Plus largement, plusieurs réalités susceptibles de structurer un contre-récit congolais solide restent totalement absentes du discours officiel de Kinshasa. C’est notamment le cas de la présence sur le territoire congolais de plus de 200 000 réfugiés rwandais — majoritairement hutu — qui sont aujourd’hui ciblés par les RDF/M23 à travers des violences, des rapatriements forcés et des politiques d’exclusion. Ces populations sont prises pour cible précisément en raison de leur identité hutu, tout en demeurant durablement privées de leurs droits civiques, politiques et sécuritaires au Rwanda.

Si Kinshasa considère le M23 comme un proxy et non comme un acteur autonome, si elle estime que les FDLR ne constituent pas une menace existentielle pour le Rwanda, si elle conteste les prémices mêmes ou l’exécution alléguée d’un quelconque génocide en RDC contre des communautés apparentées tutsies, alors ces positions doivent impérativement apparaître — explicitement ou juridiquement — dans les textes négociés et les déclarations formelles. Faute de quoi, le récit adverse continue de structurer le cadre de référence des médiateurs et des partenaires internationaux.

Le rapport de force militaire demeure complexe et défavorable à court terme. Mais cette réalité ne justifie ni le silence narratif ni l’acceptation tacite de cadres discursifs biaisés. Le terrain narratif reste aujourd’hui le principal espace où des avancées politiques et diplomatiques sont encore possibles, à condition d’y investir avec cohérence, discipline et constance.

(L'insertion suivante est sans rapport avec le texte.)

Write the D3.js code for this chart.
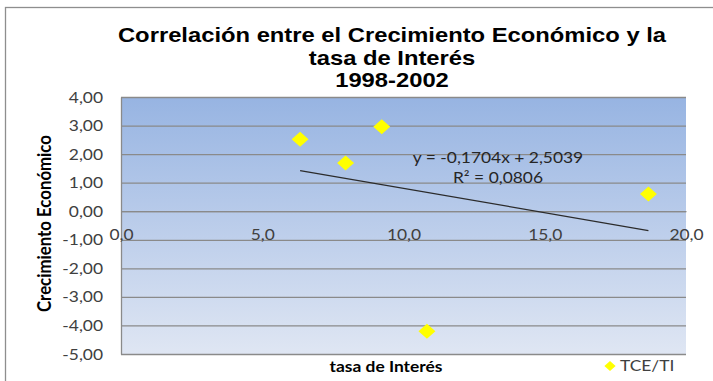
<!DOCTYPE html>
<html>
<head>
<meta charset="utf-8">
<script src="https://cdn.jsdelivr.net/npm/d3@7"></script>
<style>
  html, body { margin: 0; padding: 0; background: #ffffff; }
  svg { display: block; }
</style>
</head>
<body>
<svg id="chart" width="713" height="381"></svg>
<script>
// Tasa de interés (x) vs crecimiento económico (y), 1998-2002
const tasaInteres = [6.34, 7.95, 9.23, 10.83, 18.67];
const crecimiento = [2.52, 1.69, 2.96, -4.20, 0.60];
const seriesName = ["TCE/TI"];
// Linear trend reported by the spreadsheet
const trendSlope = [-0.1704];
const trendIntercept = [2.5039];
const trendR2 = [0.0806];
const yTicks = [4, 3, 2, 1, 0, -1, -2, -3, -4, -5];
const xTicks = [0, 5, 10, 15, 20];
const titleLines = ["Correlación entre el Crecimiento Económico y la", "tasa de Interés", "1998-2002"];
const xTitle = ["tasa de Interés"];
const yTitle = ["Crecimiento Económico"];

const SX = 1.16;           // horizontal stretch of the text
const bodyFont = "Lato, 'Open Sans', sans-serif";

const svg = d3.select("#chart");
const plot = { left: 121, right: 686, top: 97, bottom: 354 };

const locale = d3.formatLocale({ decimal: ",", thousands: ".", grouping: [3], currency: ["", ""], minus: "-" });
const f2 = locale.format(".2f");
const f1 = locale.format(".1f");
const f4 = locale.format(".4f");

const x = d3.scaleLinear().domain([0, 20]).range([plot.left, plot.right]);
const y = d3.scaleLinear().domain([-5, 4]).range([plot.bottom, plot.top]);

// outer chart frame
svg.append("rect")
  .attr("x", 5.5).attr("y", 7.5).attr("width", 900).attr("height", 600)
  .attr("fill", "#ffffff").attr("stroke", "#8e8e8e").attr("stroke-width", 1.3);

// plot background gradient
const defs = svg.append("defs");
const grad = defs.append("linearGradient").attr("id", "bg")
  .attr("x1", 0).attr("y1", 0).attr("x2", 0).attr("y2", 1);
grad.append("stop").attr("offset", "0%").attr("stop-color", "#97b4e2");
grad.append("stop").attr("offset", "100%").attr("stop-color", "#dfe6f3");
svg.append("rect")
  .attr("x", plot.left).attr("y", plot.top)
  .attr("width", plot.right - plot.left).attr("height", plot.bottom - plot.top)
  .attr("fill", "url(#bg)");

// horizontal gridlines
svg.append("g")
  .attr("transform", `translate(${plot.left},0)`)
  .call(d3.axisLeft(y).tickValues(yTicks).tickSize(-(plot.right - plot.left)).tickFormat(""))
  .call(g => g.select(".domain").remove())
  .call(g => g.selectAll("line").attr("stroke", "#8a8a8a").attr("stroke-width", 1.3));

// vertical axis line + labels
const yAxis = svg.append("g")
  .attr("transform", `translate(${plot.left},0)`)
  .call(d3.axisLeft(y).tickValues(yTicks).tickSize(0).tickFormat(f2));
yAxis.select(".domain").attr("stroke", "#8a8a8a").attr("stroke-width", 1.3);
yAxis.selectAll("text")
  .attr("x", -18 / SX)
  .attr("dy", "0.34em")
  .attr("transform", `scale(${SX},1)`)
  .style("font-family", bodyFont).style("font-size", "15px").attr("fill", "#404040");

// horizontal axis through zero
const xAxis = svg.append("g")
  .attr("transform", `translate(0,${y(0)})`)
  .call(d3.axisBottom(x).tickValues(xTicks).tickSize(0).tickFormat(f1));
xAxis.select(".domain").attr("stroke", "#8a8a8a").attr("stroke-width", 1.3);
xAxis.selectAll("text")
  .attr("y", 29).attr("dy", 0)
  .attr("transform", `scale(${SX},1)`)
  .attr("x", 0)
  .style("font-family", bodyFont).style("font-size", "15px").attr("fill", "#404040");

// stretched text helper
function label(parent, px, py, str, opts) {
  const g = parent.append("g").attr("transform", `translate(${px},${py}) scale(${SX},1)`);
  return g.append("text")
    .attr("text-anchor", opts.anchor || "middle")
    .style("font-family", opts.font || bodyFont)
    .style("font-size", opts.size + "px")
    .style("font-weight", opts.weight || "normal")
    .attr("fill", opts.fill || "#000")
    .text(str);
}

// trend line drawn from the reported coefficients over the data range
const xMin = d3.min(tasaInteres), xMax = d3.max(tasaInteres);
const trend = d3.line().x(d => x(d)).y(d => y(trendIntercept[0] + trendSlope[0] * d));
svg.append("path")
  .datum([xMin, xMax])
  .attr("d", trend)
  .attr("fill", "none").attr("stroke", "#2b2b2b").attr("stroke-width", 1.2);

// equation and R²
const eq = `y = ${f4(trendSlope[0])}x + ${f4(trendIntercept[0])}`;
label(svg, 498, 163, eq, { size: 15, fill: "#262626" });
label(svg, 498, 183, `R² = ${f4(trendR2[0])}`, { size: 15, fill: "#262626" });

// data points
const diamond = d3.symbol().type(d3.symbolSquare).size(112);
svg.append("g").selectAll("path")
  .data(tasaInteres.map((v, i) => [v, crecimiento[i]]))
  .join("path")
  .attr("d", diamond)
  .attr("transform", d => `translate(${x(d[0])},${y(d[1])}) scale(1.13,1) rotate(45)`)
  .attr("fill", "#ffff00");

// title
titleLines.forEach((t, i) => {
  label(svg, 392, 42 + i * 22.5, t, { size: 20.5, weight: "bold", font: "'Liberation Sans', Arial, sans-serif" });
});

// axis titles
label(svg, 386, 372, xTitle[0], { size: 15, weight: "bold" });
svg.append("text")
  .attr("transform", `translate(51,${(plot.top + plot.bottom) / 2 - 2}) rotate(-90) scale(1,${SX})`)
  .attr("text-anchor", "middle")
  .style("font-family", bodyFont).style("font-size", "16.8px").style("font-weight", "bold")
  .text(yTitle[0]);

// legend
svg.append("path")
  .attr("d", d3.symbol().type(d3.symbolSquare).size(50))
  .attr("transform", `translate(610,366) scale(1.13,1) rotate(45)`)
  .attr("fill", "#ffff00");
label(svg, 620, 371, seriesName[0], { size: 15, anchor: "start", fill: "#404040" });
</script>
</body>
</html>
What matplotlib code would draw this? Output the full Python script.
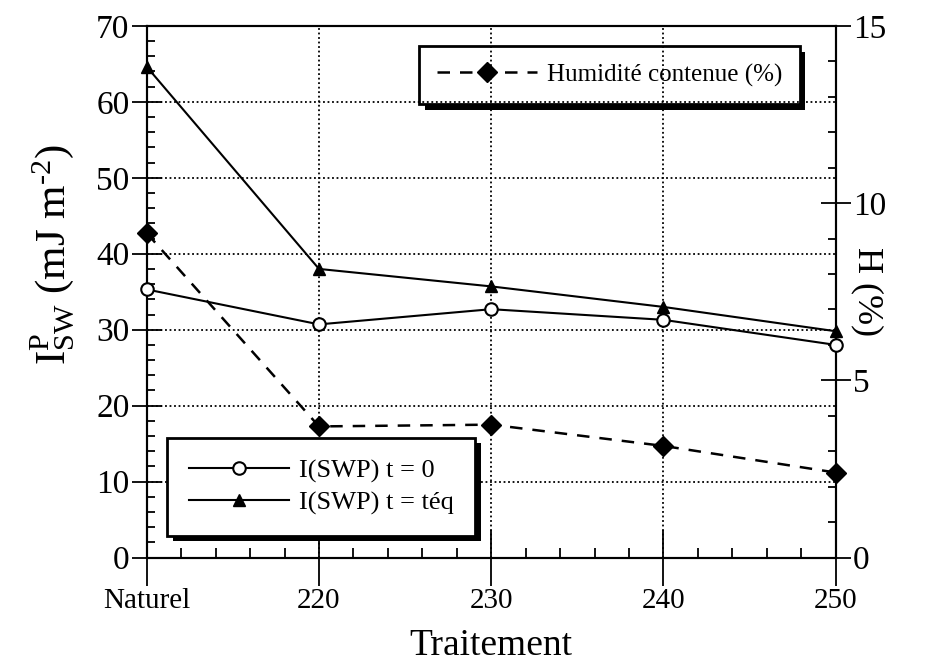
import numpy as np
import matplotlib
matplotlib.use("Agg")
import matplotlib.pyplot as plt
from matplotlib.ticker import MultipleLocator, FixedLocator
import matplotlib.patheffects as pe

plt.rcParams["font.family"] = ["Liberation Serif", "DejaVu Serif"]
plt.rcParams["mathtext.fontset"] = "custom"
plt.rcParams["mathtext.rm"] = "Liberation Serif"
plt.rcParams["mathtext.it"] = "Liberation Serif:italic"

# treatment positions ("Naturel" placed at 210)
x_pos = [210, 220, 230, 240, 250]
x_labels = ["Naturel", "220", "230", "240", "250"]

# surface energy (left axis, mJ m-2)
swp_t0 = [35.3, 30.7, 32.7, 31.3, 28.0]
swp_teq = [64.6, 38.0, 35.7, 33.0, 29.8]

# moisture content (right axis, %)
humidity = [9.15, 3.7, 3.75, 3.15, 2.4]

fig = plt.figure(figsize=(9.41, 6.63), dpi=100)
ax1 = fig.add_axes([0.156, 0.159, 0.732, 0.802])
ax2 = ax1.twinx()

ax1.plot(x_pos, swp_t0, color="black", lw=1.5, marker="o", ms=9,
         mfc="white", mec="black", mew=1.5, label="I(SWP) t = 0",
         zorder=5, clip_on=False)
ax1.plot(x_pos, swp_teq, color="black", lw=1.5, marker="^", ms=9,
         mfc="black", label="I(SWP) t = téq", zorder=5, clip_on=False)
ax2.plot(x_pos, humidity, color="black", lw=1.8, ls=(0, (5, 4)), marker="D",
         ms=10, mfc="black", label="Humidité contenue (%)", zorder=5,
         clip_on=False)

# ranges
ax1.set_xlim(210, 250)
ax1.set_ylim(0, 70)
ax2.set_ylim(0, 15)

# ticks
ax1.xaxis.set_major_locator(FixedLocator(x_pos))
ax1.set_xticklabels(x_labels)
ax1.xaxis.set_minor_locator(MultipleLocator(2))
ax1.yaxis.set_major_locator(MultipleLocator(10))
ax1.yaxis.set_minor_locator(MultipleLocator(2))
ax2.yaxis.set_major_locator(MultipleLocator(5))
ax2.yaxis.set_minor_locator(MultipleLocator(1))

ax1.tick_params(axis="y", which="major", direction="inout", length=21, width=1.3,
                labelsize=24, pad=2)
ax1.tick_params(axis="y", which="minor", direction="in", length=6, width=1.3)
ax1.tick_params(axis="x", which="major", direction="inout", length=40, width=1.3,
                labelsize=21, pad=2)
ax1.tick_params(axis="x", which="minor", direction="in", length=7, width=1.3)
ax2.tick_params(axis="y", which="major", direction="inout", length=21, width=1.3,
                labelsize=24, pad=2)
ax2.tick_params(axis="y", which="minor", direction="in", length=6, width=1.3)

for ax in (ax1, ax2):
    for s in ax.spines.values():
        s.set_linewidth(1.5)

# grid
ax1.grid(True, which="major", color="black", ls=(0, (1, 1.5)), lw=1.3)
ax1.set_axisbelow(True)

# labels
ax1.set_xlabel("Traitement", fontsize=27, labelpad=10)
ax1.set_ylabel(r"$\mathrm{I}^{\mathrm{P}}_{\mathrm{SW}}$ (mJ m$^{\text{-2}}$)",
               fontsize=31, ha="center", va="center")
ax1.yaxis.set_label_coords(-0.138, 0.57)
ax2.set_ylabel("H (%)", fontsize=26, rotation=270, ha="center", va="center")
ax2.yaxis.set_label_coords(1.046, 0.5)

# legends
shadow = [pe.SimplePatchShadow(offset=(4, -4), shadow_rgbFace="black", alpha=1),
          pe.Normal()]
leg1 = ax1.legend(loc="lower left", bbox_to_anchor=(0.03, 0.041), fontsize=19,
                  handlelength=3.8, borderaxespad=0, fancybox=False,
                  edgecolor="black", framealpha=1, handletextpad=0.4,
                  labelspacing=0.3, borderpad=0.8)
leg1.get_frame().set_linewidth(2)
leg1.get_frame().set_path_effects(shadow)
leg2 = ax2.legend(loc="upper right", bbox_to_anchor=(0.948, 0.962), fontsize=18,
                  handlelength=4, borderaxespad=0, fancybox=False,
                  edgecolor="black", framealpha=1, handletextpad=0.4,
                  borderpad=0.7)
leg2.get_frame().set_linewidth(2)
leg2.get_frame().set_path_effects(shadow)
ax1.set_zorder(ax2.get_zorder() + 1)
ax1.patch.set_visible(False)

fig.savefig("out.png", dpi=100)
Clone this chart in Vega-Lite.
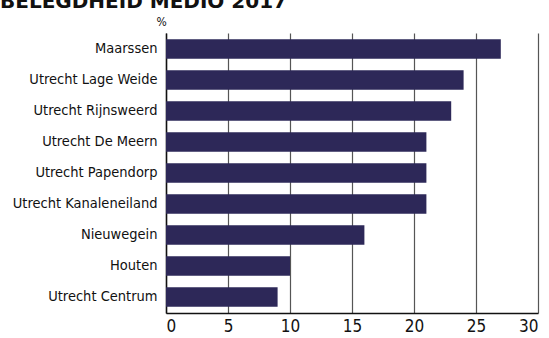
{
  "$schema": "https://vega.github.io/schema/vega-lite/v6.json",
  "autosize": "none",
  "width": 372,
  "height": 280,
  "padding": {"left": 166, "top": 33, "right": 11, "bottom": 25},
  "background": "white",
  "title": {
    "text": "BELEGDHEID MEDIO 2017",
    "anchor": "start",
    "frame": "group",
    "font": "DejaVu Sans",
    "fontWeight": "bold",
    "fontSize": 20,
    "color": "#111111",
    "baseline": "bottom",
    "offset": 4,
    "dx": -166,
    "dy": 21
  },
  "data": {
    "values": [
      {"locatie": "Maarssen", "pct": 27},
      {"locatie": "Utrecht Lage Weide", "pct": 24},
      {"locatie": "Utrecht Rijnsweerd", "pct": 23},
      {"locatie": "Utrecht De Meern", "pct": 21},
      {"locatie": "Utrecht Papendorp", "pct": 21},
      {"locatie": "Utrecht Kanaleneiland", "pct": 21},
      {"locatie": "Nieuwegein", "pct": 16},
      {"locatie": "Houten", "pct": 10},
      {"locatie": "Utrecht Centrum", "pct": 9}
    ]
  },
  "mark": {"type": "bar", "color": "#2d2858"},
  "encoding": {
    "y": {
      "field": "locatie",
      "type": "nominal",
      "sort": null,
      "scale": {"paddingInner": 0.37, "paddingOuter": 0.2},
      "axis": {
        "title": "%",
        "titleAngle": 0,
        "titleX": -5,
        "titleY": -5,
        "titleAlign": "center",
        "titleBaseline": "bottom",
        "titleFont": "DejaVu Sans Condensed, DejaVu Sans",
        "titleFontSize": 12,
        "titleFontWeight": "normal",
        "titleColor": "#111111",
        "labelFont": "DejaVu Sans Condensed, DejaVu Sans",
        "labelFontSize": 14.5,
        "labelColor": "#111111",
        "labelPadding": 9,
        "ticks": false,
        "domainColor": "#111111",
        "domainWidth": 1.5,
        "grid": false
      }
    },
    "x": {
      "field": "pct",
      "type": "quantitative",
      "scale": {"domain": [0, 30], "nice": false},
      "axis": {
        "title": null,
        "values": [0, 5, 10, 15, 20, 25, 30],
        "labelFont": "DejaVu Sans Condensed, DejaVu Sans",
        "labelFontSize": 17,
        "labelColor": "#111111",
        "labelPadding": 5,
        "ticks": false,
        "domainColor": "#111111",
        "domainWidth": 1.5,
        "grid": true,
        "gridColor": "#555555",
        "gridWidth": 1.2,
        "gridOpacity": 1
      }
    }
  },
  "config": {"view": {"stroke": null}}
}
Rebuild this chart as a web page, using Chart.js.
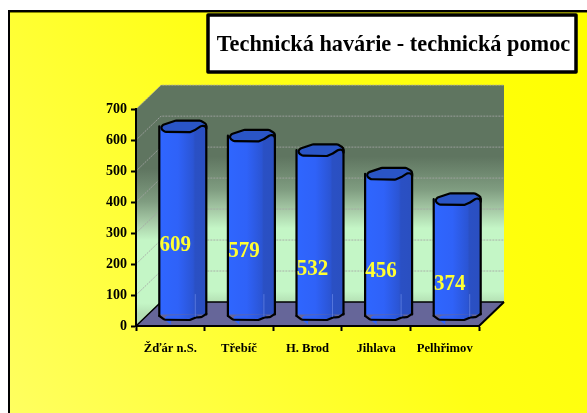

Dans ce contexte, la stratégie congolaise ne peut plus se limiter à un appel récurrent aux sanctions internationales. Dans un environnement où le récit dominant demeure façonné par Kigali, ces appels peinent à produire des effets concrets. Pour qu’ils deviennent opérants, il faut d’abord transformer le terrain sur lequel ils sont formulés : rétablir les responsabilités, déconstruire les artifices narratifs rwandais, et créer les conditions politiques et juridiques permettant aux partenaires internationaux — y compris les médiateurs — d’agir sans ambiguïté.